The US Army's first ever drone is finally being retired

The two-decade-old Hunter drone has now started its well deserved retirement

Following 20 years of aerial service for the US Army, the humble Hunter drone has just been taken out of rotation. The unmanned craft took its last flight on the 16 December before being formally retired in a none-too-indulgent ceremony at Robert Gray Army Airfield in Killeen, Texas.

Launched in 1995, the Hunter drone was initially used for training purposes on domestic soil. but was eventually deployed in the Balkans between 1999 and 2002 to suport NATO warfighting and peacekeeping duties in and around Kosovo. The flying bot was even used as part of Operation Iraqi Freedom in 2003 as part of the Second Gulf War.

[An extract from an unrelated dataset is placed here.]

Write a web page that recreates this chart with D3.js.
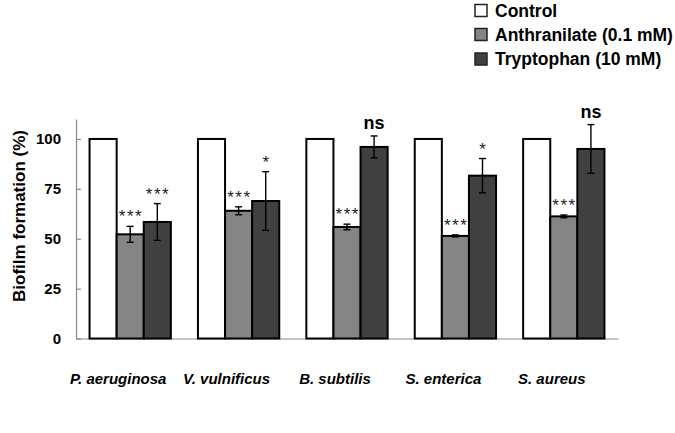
<!DOCTYPE html>
<html>
<head>
<meta charset="utf-8">
<script src="https://cdn.jsdelivr.net/npm/d3@7/dist/d3.min.js"></script>
<style>
  html, body { margin: 0; padding: 0; background: #fff; }
  svg { display: block; font-family: "Liberation Sans", Arial, sans-serif; }
</style>
</head>
<body>
<svg id="chart" width="675" height="433"></svg>
<script>
// ---- data ----
const categories = ["P. aeruginosa", "V. vulnificus", "B. subtilis", "S. enterica", "S. aureus"];
const seriesNames = ["Control", "Anthranilate (0.1 mM)", "Tryptophan (10 mM)"];
const controlValues = [100, 100, 100, 100, 100];
const anthranilateValues = [52.2, 64.0, 55.9, 51.4, 61.2];
const anthranilateErrors = [4.0, 2.0, 1.4, 0.5, 0.7];
const tryptophanValues = [58.4, 68.9, 96.0, 81.6, 95.0];
const tryptophanErrors = [9.2, 14.7, 5.5, 8.6, 12.2];
const anthranilateSig = ["***", "***", "***", "***", "***"];
const tryptophanSig = ["***", "*", "ns", "*", "ns"];
const yTicks = [0, 25, 50, 75, 100];
const yLabel = "Biofilm formation (%)";

const colors = ["#ffffff", "#858585", "#404040"];

const svg = d3.select("#chart");

const x = d3.scaleBand().domain(categories).range([76, 618]).paddingInner(0.25).paddingOuter(0.125);
const xs = d3.scaleBand().domain(seriesNames).range([0, x.bandwidth()]);
const y = d3.scaleLinear().domain([0, 110]).range([338.5, 119]);

const seriesVals = [controlValues, anthranilateValues, tryptophanValues];
const seriesErrs = [null, anthranilateErrors, tryptophanErrors];
const seriesSig = [null, anthranilateSig, tryptophanSig];

const rows = [];
categories.forEach((c, i) => {
  seriesNames.forEach((s, j) => {
    rows.push({cat: c, ser: s, j, v: seriesVals[j][i], e: seriesErrs[j] ? seriesErrs[j][i] : null, sig: seriesSig[j] ? seriesSig[j][i] : null});
  });
});

// axes
const yAxis = d3.axisLeft(y).tickValues(yTicks).tickSizeInner(-5).tickSizeOuter(0).tickPadding(15);
const gy = svg.append("g").attr("transform", "translate(76,0)").call(yAxis);
gy.select(".domain").attr("stroke", "#8a8a8a").attr("stroke-width", 1.2);
gy.selectAll(".tick line").attr("stroke", "#8a8a8a").attr("stroke-width", 1.2);
gy.selectAll(".tick text").attr("fill", "#000").style("font-size", "15px").style("font-weight", "bold")
  .style("font-family", "'Liberation Sans', Arial, sans-serif");

const xAxis = d3.axisBottom(x).tickSize(0).tickFormat("");
const gx = svg.append("g").attr("transform", `translate(0,${y(0)})`).call(xAxis);
gx.select(".domain").attr("stroke", "#8a8a8a").attr("stroke-width", 1.2);

// bars
const bars = svg.append("g");
bars.selectAll("rect").data(rows).join("rect")
  .attr("x", d => x(d.cat) + xs(d.ser))
  .attr("y", d => y(d.v))
  .attr("width", xs.bandwidth())
  .attr("height", d => y(0) - y(d.v))
  .attr("fill", d => colors[d.j])
  .attr("stroke", "#000")
  .attr("stroke-width", 2);

// error bars
const errRows = rows.filter(d => d.e != null);
const eg = svg.append("g").attr("stroke", "#000").attr("stroke-width", 1.4);
errRows.forEach(d => {
  const cx = x(d.cat) + xs(d.ser) + xs.bandwidth() / 2;
  eg.append("line").attr("x1", cx).attr("x2", cx).attr("y1", y(d.v + d.e)).attr("y2", y(d.v - d.e));
  eg.append("line").attr("x1", cx - 3.5).attr("x2", cx + 3.5).attr("y1", y(d.v + d.e)).attr("y2", y(d.v + d.e));
  eg.append("line").attr("x1", cx - 3.5).attr("x2", cx + 3.5).attr("y1", y(d.v - d.e)).attr("y2", y(d.v - d.e));
});

// significance labels
errRows.forEach(d => {
  const cx = x(d.cat) + xs(d.ser) + xs.bandwidth() / 2;
  const top = y(d.v + d.e);
  if (d.sig === "ns") {
    svg.append("text").attr("x", cx).attr("y", top - 7).attr("text-anchor", "middle")
      .style("font-size", "18px").style("font-weight", "bold").text(d.sig);
  } else {
    svg.append("text").attr("x", cx + 0.75).attr("y", top - 4).attr("text-anchor", "middle")
      .style("font-size", "17px").style("letter-spacing", "1.5px").attr("fill", "#222").text(d.sig);
  }
});

// x labels
const xl = svg.append("g");
categories.forEach(c => {
  xl.append("text")
    .attr("x", x(c) + x.bandwidth() / 2 - 12)
    .attr("y", 384)
    .attr("text-anchor", "middle")
    .style("font-size", "15px").style("font-weight", "bold").style("font-style", "italic")
    .text(c);
});

// y label
svg.append("text")
  .attr("transform", "translate(25,216) rotate(-90)")
  .attr("text-anchor", "middle")
  .style("font-size", "17px").style("font-weight", "bold")
  .text(yLabel);

// legend
const leg = svg.append("g");
const legY = [10.5, 34.5, 59];
seriesNames.forEach((s, j) => {
  leg.append("rect").attr("x", 475).attr("y", legY[j] - 6).attr("width", 12).attr("height", 12)
    .attr("fill", colors[j]).attr("stroke", "#222").attr("stroke-width", 1.5);
  leg.append("text").attr("x", 495).attr("y", legY[j] + 6)
    .style("font-size", "17.5px").style("font-weight", "bold").text(s);
});
</script>
</body>
</html>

The 15th Military Intelligence Battalion, nicknamed Thundercats, will known adopt the Gray Eagle drone. "Thundercats, congratulations on your part of history, that you're making today," Lt. Col Gregory Hardy, commander of the 15th Military Intelligence Battalion, said during the ceremony commemorating the flight. "I am absolutely confident that you're going to excel, as you have in the past, as we transform into a Grey Eagle company."

The Gray Eagle UAE is set to be a far more advanced bit of tech than its robust yet elderly predecessor, offering up to 25 hours of flight time, hit speeds of 167 knots and potentially operate at altitudes as high as 29,000 feet.